--- START OF Dataset extract ---
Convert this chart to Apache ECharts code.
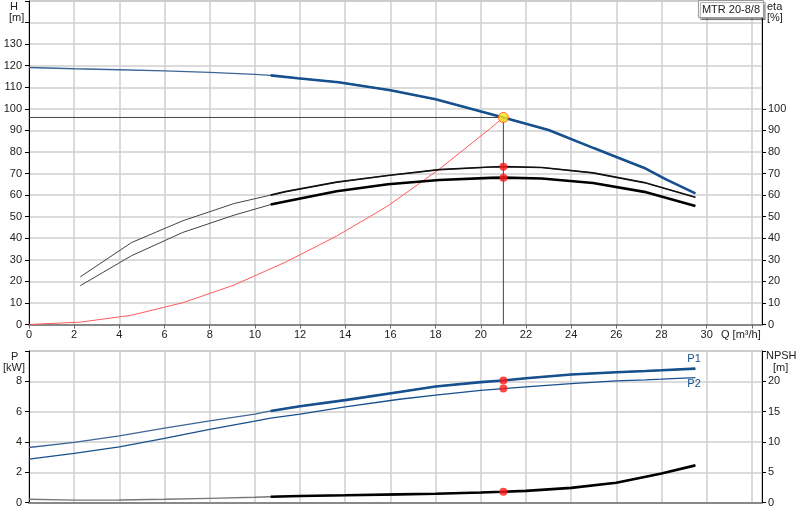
<!doctype html>
<html>
<head>
    <meta charset="utf-8">
    <title>MTR 20-8/8</title>
    <style>
        html, body { margin: 0; padding: 0; background: #fff; }
        #chartEle { width: 800px; height: 520px; }
    </style>
</head>
<body>
<div id="chartEle"></div>
<script src="https://cdn.jsdelivr.net/npm/echarts@6/dist/echarts.min.js"></script>
<script>
    // pump curve H(Q)
    var hQ = [0, 2, 4, 6, 8, 10, 10.7, 11.9, 13.7, 16, 18, 21, 23, 25, 26, 27.3, 28.2, 29.5];
    var hVal = [119.2, 118.6, 118.1, 117.6, 116.9, 116.0, 115.5, 114.2, 112.3, 108.6, 104.4, 96.0, 90.2, 81.8, 77.7, 72.3, 67.3, 60.8];
    // efficiency curves
    var etaQ = [2.27, 4.54, 6.81, 9.08, 10.7, 11.35, 13.62, 15.89, 18.16, 20.43, 21, 22.7, 24.97, 27.24, 29.5];
    var etaPump = [22.1, 38.0, 48.1, 56.1, 60.0, 61.6, 66.0, 69.1, 71.8, 73.0, 73.2, 72.8, 70.3, 65.8, 59.0];
    var etaTotal = [18.0, 31.9, 42.7, 50.7, 55.6, 57.0, 61.8, 65.0, 67.0, 68.0, 68.1, 67.7, 65.6, 61.5, 55.0];
    // system curve
    var sysQ = [0, 2.27, 4.54, 6.81, 9.08, 11.35, 13.62, 15.89, 18.16, 20.43, 21];
    var sysH = [0, 1.1, 4.3, 10.1, 18.3, 28.9, 41.0, 55.0, 72.0, 91.0, 96.0];
    // power and NPSH
    var pQ = [0, 2, 4, 6, 8, 10, 10.7, 12, 14, 16.4, 18, 20, 21, 22, 24, 26, 27.3, 28, 29.5];
    var p1 = [3.64, 3.97, 4.41, 4.91, 5.39, 5.84, 6.05, 6.36, 6.76, 7.30, 7.66, 7.95, 8.06, 8.20, 8.45, 8.60, 8.68, 8.73, 8.84];
    var p2 = [2.87, 3.25, 3.68, 4.24, 4.83, 5.38, 5.58, 5.84, 6.32, 6.82, 7.09, 7.41, 7.52, 7.63, 7.85, 8.03, 8.10, 8.14, 8.25];
    var npsh = [0.56, 0.42, 0.44, 0.56, 0.72, 0.89, 0.99, 1.10, 1.22, 1.38, 1.48, 1.68, 1.80, 1.95, 2.45, 3.30, 4.28, 4.80, 6.15];
    // duty point
    var dutyQ = 21, dutyH = 96;
    var dutyEta = [73.2, 68.1];
    var dutyP = [8.06, 7.52];
    var dutyNpsh = 1.8;
    var rangeStart = 10.7;
    // tick labels
    var etaTicks = [0, 10, 20, 30, 40, 50, 60, 70, 80, 90, 100];

    var blue = '#17508e';
    var font = 'Liberation Sans, Arial, sans-serif';

    function pairs(qs, vs, from) {
        var out = [];
        for (var i = 0; i < qs.length; i++) {
            if (from === undefined || qs[i] >= from) out.push([qs[i], vs[i]]);
        }
        return out;
    }

    function lineSeries(name, x, y, data, color, width, z) {
        return {
            name: name, type: 'line', xAxisIndex: x, yAxisIndex: y,
            data: data, symbol: 'none', smooth: false, z: z || 2,
            lineStyle: {color: color, width: width}, silent: true
        };
    }

    function dots(x, y, data) {
        return {
            type: 'scatter', xAxisIndex: x, yAxisIndex: y, data: data, z: 10,
            symbolSize: 8, itemStyle: {color: '#ff1a1a'}, silent: true
        };
    }

    // P1 / P2 text at line end
    function endText(s, text, dy) {
        s.endLabel = {
            show: true, formatter: text, distance: 0, offset: [-8, dy],
            color: blue, fontSize: 11, fontFamily: font
        };
        return s;
    }

    var chart = echarts.init(document.getElementById('chartEle'));

    var axisLabelStyle = {color: '#222', fontSize: 11, fontFamily: font};
    var split = {show: true, lineStyle: {color: '#cfcfcf', width: 1.5}};

    var option = {
        animation: false,
        backgroundColor: '#fff',
        title: {
            text: 'MTR 20-8/8', right: 36, top: 0,
            padding: [4, 4, 3, 4],
            backgroundColor: '#fff', borderColor: '#999', borderWidth: 1,
            shadowColor: 'rgba(0,0,0,0.35)', shadowOffsetX: 2, shadowOffsetY: 2, shadowBlur: 1,
            textStyle: {fontSize: 11, fontWeight: 'normal', color: '#222', fontFamily: font}
        },
        grid: [
            {left: 29, right: 38, top: 1, bottom: 195.5, show: true, borderColor: '#888', borderWidth: 1},
            {left: 29, right: 38, top: 351, bottom: 17.3, show: true, borderColor: '#888', borderWidth: 1}
        ],
        xAxis: [{
            gridIndex: 0, type: 'value', min: 0, max: 32.45, interval: 2,
            axisLine: {lineStyle: {color: '#888', width: 2}},
            axisTick: {show: true, length: 4, lineStyle: {color: '#666'}},
            axisLabel: Object.assign({
                margin: 5,
                formatter: function (v) { return (v <= 30 && v % 2 === 0) ? String(v) : ''; },
                showMaxLabel: false
            }, axisLabelStyle),
            splitLine: split
        }, {
            gridIndex: 1, type: 'value', min: 0, max: 32.45, interval: 2,
            axisLine: {lineStyle: {color: '#888', width: 2}},
            axisTick: {show: false},
            axisLabel: {show: false},
            splitLine: split
        }],
        yAxis: [{
            gridIndex: 0, type: 'value', position: 'left', min: 0, max: 150, interval: 10,
            axisLine: {show: true, lineStyle: {color: '#000'}},
            axisTick: {show: true, length: 4, lineStyle: {color: '#000'}},
            axisLabel: Object.assign({margin: 7, formatter: function (v) { return v <= 130 ? String(v) : ''; }}, axisLabelStyle),
            splitLine: split
        }, {
            gridIndex: 0, type: 'value', position: 'right', min: 0, max: 150, interval: 10,
            axisLine: {show: true, lineStyle: {color: '#000'}},
            axisTick: {show: true, length: 4, lineStyle: {color: '#000'}, customValues: etaTicks},
            axisLabel: Object.assign({margin: 6, customValues: etaTicks}, axisLabelStyle),
            splitLine: {show: false}
        }, {
            gridIndex: 1, type: 'value', position: 'left', min: 0, max: 10, interval: 2,
            axisLine: {show: true, lineStyle: {color: '#000'}},
            axisTick: {show: true, length: 4, lineStyle: {color: '#000'}},
            axisLabel: Object.assign({margin: 7, formatter: function (v) { return v < 10 ? String(v) : ''; }}, axisLabelStyle),
            splitLine: split
        }, {
            gridIndex: 1, type: 'value', position: 'right', min: 0, max: 25, interval: 5,
            axisLine: {show: true, lineStyle: {color: '#000'}},
            axisTick: {show: true, length: 4, lineStyle: {color: '#000'}},
            axisLabel: Object.assign({margin: 6, formatter: function (v) { return v < 25 ? String(v) : ''; }}, axisLabelStyle),
            splitLine: {show: false}
        }],
        graphic: [
            {type: 'text', left: 10, top: 1, style: {text: 'H', fontSize: 11, fontFamily: font, fill: '#222'}},
            {type: 'text', left: 9, top: 12, style: {text: '[m]', fontSize: 11, fontFamily: font, fill: '#222'}},
            {type: 'text', left: 767, top: 1, style: {text: 'eta', fontSize: 11, fontFamily: font, fill: '#222'}},
            {type: 'text', left: 767, top: 12, style: {text: '[%]', fontSize: 11, fontFamily: font, fill: '#222'}},
            {type: 'text', left: 721, top: 329, style: {text: 'Q [m³/h]', fontSize: 11, fontFamily: font, fill: '#222'}},
            {type: 'text', left: 11, top: 351, style: {text: 'P', fontSize: 11, fontFamily: font, fill: '#222'}},
            {type: 'text', left: 3, top: 362, style: {text: '[kW]', fontSize: 11, fontFamily: font, fill: '#222'}},
            {type: 'text', left: 766, top: 350, style: {text: 'NPSH', fontSize: 11, fontFamily: font, fill: '#222'}},
            {type: 'text', left: 773, top: 362, style: {text: '[m]', fontSize: 11, fontFamily: font, fill: '#222'}}
        ],
        series: [
            // duty point guide lines
            lineSeries('duty', 0, 0, [[0, dutyH], [dutyQ, dutyH], [dutyQ, 0]], '#444', 1, 3),
            lineSeries('system', 0, 0, pairs(sysQ, sysH), '#ff5a5a', 1, 4),
            lineSeries('H', 0, 0, pairs(hQ, hVal), '#3d6596', 1.4, 5),
            lineSeries('H range', 0, 0, pairs(hQ, hVal, rangeStart), blue, 2.6, 6),
            lineSeries('eta pump', 0, 1, pairs(etaQ, etaPump), '#444', 1, 5),
            lineSeries('eta pump range', 0, 1, pairs(etaQ, etaPump, rangeStart), '#111', 1.6, 6),
            lineSeries('eta total', 0, 1, pairs(etaQ, etaTotal), '#444', 1, 5),
            lineSeries('eta total range', 0, 1, pairs(etaQ, etaTotal, rangeStart), '#000', 2.6, 6),
            dots(0, 1, [[dutyQ, dutyEta[0]], [dutyQ, dutyEta[1]]]),
            {
                type: 'scatter', xAxisIndex: 0, yAxisIndex: 0, data: [[dutyQ, dutyH]], z: 11,
                symbolSize: 10, itemStyle: {color: '#ffe817', borderColor: '#ff4a1a', borderWidth: 1}, silent: true
            },
            lineSeries('P1', 1, 2, pairs(pQ, p1), '#3d6596', 1.3, 5),
            endText(lineSeries('P1 range', 1, 2, pairs(pQ, p1, rangeStart), blue, 2.6, 6), 'P1', -10),
            endText(lineSeries('P2', 1, 2, pairs(pQ, p2), blue, 1.3, 5), 'P2', 6),
            lineSeries('NPSH', 1, 3, pairs(pQ, npsh), '#777', 1.4, 5),
            lineSeries('NPSH range', 1, 3, pairs(pQ, npsh, rangeStart), '#000', 2.6, 6),
            dots(1, 2, [[dutyQ, dutyP[0]], [dutyQ, dutyP[1]]]),
            dots(1, 3, [[dutyQ, dutyNpsh]])
        ]
    };
    chart.setOption(option);
</script>
</body>
</html>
--- END OF Dataset extract ---
:: Challenge ::
Everything from the first line to the line with "80, 90, 100];" must be repeated exactly, and nothing else. Leave the pictures out.

:: The result ::
Convert this chart to Apache ECharts code.
<!doctype html>
<html>
<head>
    <meta charset="utf-8">
    <title>MTR 20-8/8</title>
    <style>
        html, body { margin: 0; padding: 0; background: #fff; }
        #chartEle { width: 800px; height: 520px; }
    </style>
</head>
<body>
<div id="chartEle"></div>
<script src="https://cdn.jsdelivr.net/npm/echarts@6/dist/echarts.min.js"></script>
<script>
    // pump curve H(Q)
    var hQ = [0, 2, 4, 6, 8, 10, 10.7, 11.9, 13.7, 16, 18, 21, 23, 25, 26, 27.3, 28.2, 29.5];
    var hVal = [119.2, 118.6, 118.1, 117.6, 116.9, 116.0, 115.5, 114.2, 112.3, 108.6, 104.4, 96.0, 90.2, 81.8, 77.7, 72.3, 67.3, 60.8];
    // efficiency curves
    var etaQ = [2.27, 4.54, 6.81, 9.08, 10.7, 11.35, 13.62, 15.89, 18.16, 20.43, 21, 22.7, 24.97, 27.24, 29.5];
    var etaPump = [22.1, 38.0, 48.1, 56.1, 60.0, 61.6, 66.0, 69.1, 71.8, 73.0, 73.2, 72.8, 70.3, 65.8, 59.0];
    var etaTotal = [18.0, 31.9, 42.7, 50.7, 55.6, 57.0, 61.8, 65.0, 67.0, 68.0, 68.1, 67.7, 65.6, 61.5, 55.0];
    // system curve
    var sysQ = [0, 2.27, 4.54, 6.81, 9.08, 11.35, 13.62, 15.89, 18.16, 20.43, 21];
    var sysH = [0, 1.1, 4.3, 10.1, 18.3, 28.9, 41.0, 55.0, 72.0, 91.0, 96.0];
    // power and NPSH
    var pQ = [0, 2, 4, 6, 8, 10, 10.7, 12, 14, 16.4, 18, 20, 21, 22, 24, 26, 27.3, 28, 29.5];
    var p1 = [3.64, 3.97, 4.41, 4.91, 5.39, 5.84, 6.05, 6.36, 6.76, 7.30, 7.66, 7.95, 8.06, 8.20, 8.45, 8.60, 8.68, 8.73, 8.84];
    var p2 = [2.87, 3.25, 3.68, 4.24, 4.83, 5.38, 5.58, 5.84, 6.32, 6.82, 7.09, 7.41, 7.52, 7.63, 7.85, 8.03, 8.10, 8.14, 8.25];
    var npsh = [0.56, 0.42, 0.44, 0.56, 0.72, 0.89, 0.99, 1.10, 1.22, 1.38, 1.48, 1.68, 1.80, 1.95, 2.45, 3.30, 4.28, 4.80, 6.15];
    // duty point
    var dutyQ = 21, dutyH = 96;
    var dutyEta = [73.2, 68.1];
    var dutyP = [8.06, 7.52];
    var dutyNpsh = 1.8;
    var rangeStart = 10.7;
    // tick labels
    var etaTicks = [0, 10, 20, 30, 40, 50, 60, 70, 80, 90, 100];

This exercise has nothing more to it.